Pick a time—say, the month of July—to slow down. Don’t volunteer for extra work. Don’t offer Mondays as a possibility for meetings. Take on an easier project for cover.
He also recommends taking yourself out to a monthly movie during the workday. Say it’s a personal appointment, and enjoy the sense of control and creativity it brings.
You don’t have to nail a manifesto to the wall, he adds, or try to change the whole company culture. Instead, quietly carve out change for yourself.
The catch: You have to be really good at the part of your job that matters. And you have to get big stuff done. Remember, this is about being a happier high performer, not slacking.
“There’s no hiding,” Newport says.
I suspect this terrifies a lot of people. They’ve gotten good at being always on and typing up yet another meeting agenda. Tackling a major project or goal is often harder, and comes without a guarantee that you’re going to nail it.
Scary or not, real work is becoming imperative. AI is coming for the rote parts of our jobs. Leaders are sussing out the “nonsense” projects and roles in their ranks as they cut jobs, Newport says. No boss wants to be left with a team of people who are aces at responding to emails.

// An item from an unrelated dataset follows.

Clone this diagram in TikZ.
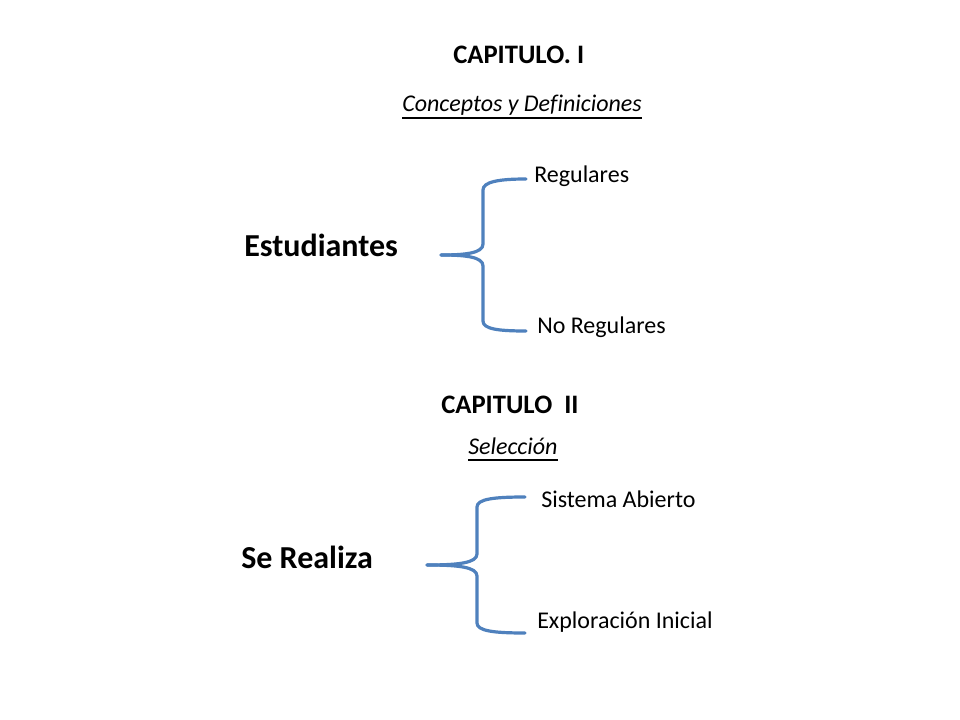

Mastering a valuable skill puts you in control. Newport writes of people who leave corporate America behind and move where they want , working remotely as contractors, charging wild fees for fewer hours of work. The more you shed the work that doesn’t matter, and spend that time getting better at the stuff that does, the more leeway you’ll get.
“The marketplace doesn’t care about your personal interest in slowing down,” Newport writes. “If you want more control over your schedule, you need something to offer in return.”
Figure that puzzle out, and you might just be able to have it all—high achievement, and your sanity.